As a I’ve always found that blaming kids for their own behaviour tends to compound the problem. If only the government applied the same logic to the general population, then maybe everything would be ok… rather than penalising the victims of a system that’s stacked against them by reasoning that that the average person actually has a choice (rather than being pushed and puleld by the myriad pressures upon them). Surely the businesses that create the problems should pay for the solutions, rather than reaping the capital gains while the little person drowns in debt… But then, how many mothers do you see in the cabinet?
Look, I’m not some kind of campaigning eco warrior, I’ve never protested against anything in a big way (my bad – I was probably too stoned at uni) and I love H & M as much as the next girl. But as a mother, I do worry (seriously, a lot) about what I am leaving for my kids and as it is, it looks like the world’s in an unholy mess. And I’m nothing if not tidy.
For myself, I think I do a fairly god job of waste not, want not – London mortgage property has been great for curtailing our spending and ensuring we use, reuse and recycle. But even so, I drive a diesel car (rarely – my parking is terrible) my kids have a bunch of plastic crap they hardly play with, and even though they don’t have the latest console, or tablet, they do have more than one gaming device, and at the moment, my priority is for them to feel normal rather than single-handedly trying to save the world.
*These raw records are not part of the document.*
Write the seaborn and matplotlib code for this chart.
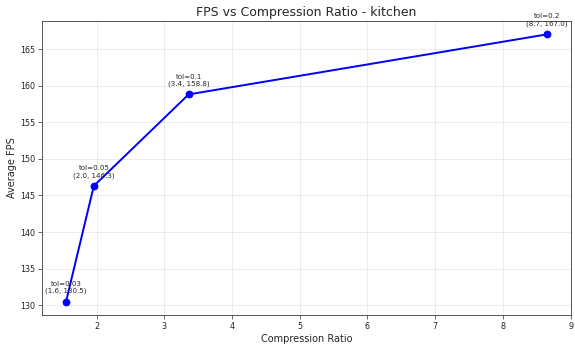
import matplotlib
matplotlib.use("Agg")
import matplotlib.pyplot as plt
import seaborn as sns
import pandas as pd

# Compression ratio vs FPS for each tolerance setting
tolerances = ["0.03", "0.05", "0.1", "0.2"]
compression_ratio = [1.55, 1.96, 3.36, 8.65]
avg_fps = [130.5, 146.3, 158.8, 167.0]

df = pd.DataFrame({"tol": tolerances, "ratio": compression_ratio, "fps": avg_fps})

sns.set_style("white")
W, H, DPI = 575, 347, 64
fig = plt.figure(figsize=(W / DPI, H / DPI), dpi=DPI)
ax = fig.add_axes([42 / W, (H - 315) / H, 529 / W, (315 - 21) / H])

sns.lineplot(data=df, x="ratio", y="fps", ax=ax, color="blue", linewidth=2.2,
             marker="o", markersize=8, markeredgecolor="blue", sort=False)

for t, x, y in zip(df["tol"], df["ratio"], df["fps"]):
    ax.annotate(f"tol={t}\n({x:.1f}, {y:.1f})", (x, y), textcoords="offset points",
                xytext=(0, 10), ha="center", fontsize=8)

ax.set_title("FPS vs Compression Ratio - kitchen", fontsize=14)
ax.set_xlabel("Compression Ratio", fontsize=11)
ax.set_ylabel("Average FPS", fontsize=11)
ax.tick_params(labelsize=9, length=4, width=0.8, left=True, bottom=True,
               colors="#333333", labelcolor="#222222")
ax.grid(True, color="#b0b0b0", alpha=0.3, linewidth=0.8)
for s in ax.spines.values():
    s.set_color("#444444")
    s.set_linewidth(1.0)

fig.savefig("out.png")
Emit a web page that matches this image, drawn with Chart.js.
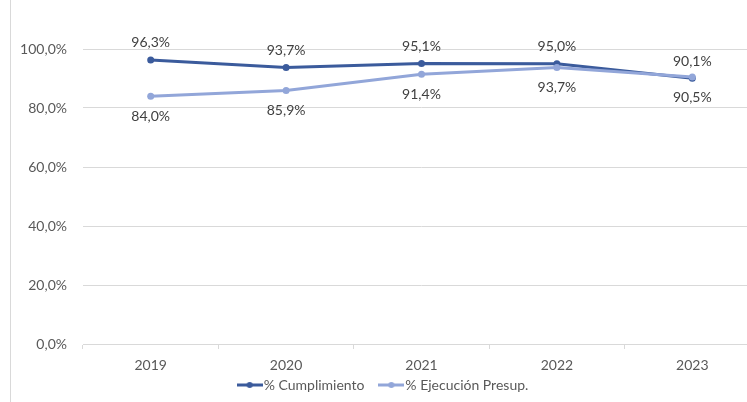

But it’s not enough. Normal is going to have to readjust for all of us, if we want to have a hope in hell of leaving anything left for our children’s children.
I don’t know how to do it, short of changing our reward system (and that probably means waving bye bye to capitalism – but that would mean no more designer handbags, sadface). But if we also want stuff like butterflies and stick insects and bluebell woods, then it sure as hell needs to be done. And I’m a total hypocrite, planning to spend the afternoon at to Westfield Stratford (surely the seventh circle of hell) to buy holiday clothes for the kids and take them to the cinema. But it’s human nature for parents to want the world for their kids. And the men that sell it to us know that. So instead of fighting the system, we need a different game plan before there’s no world left to sell and our grandchildren are left with actual hell on earth, rather than merely its retail version.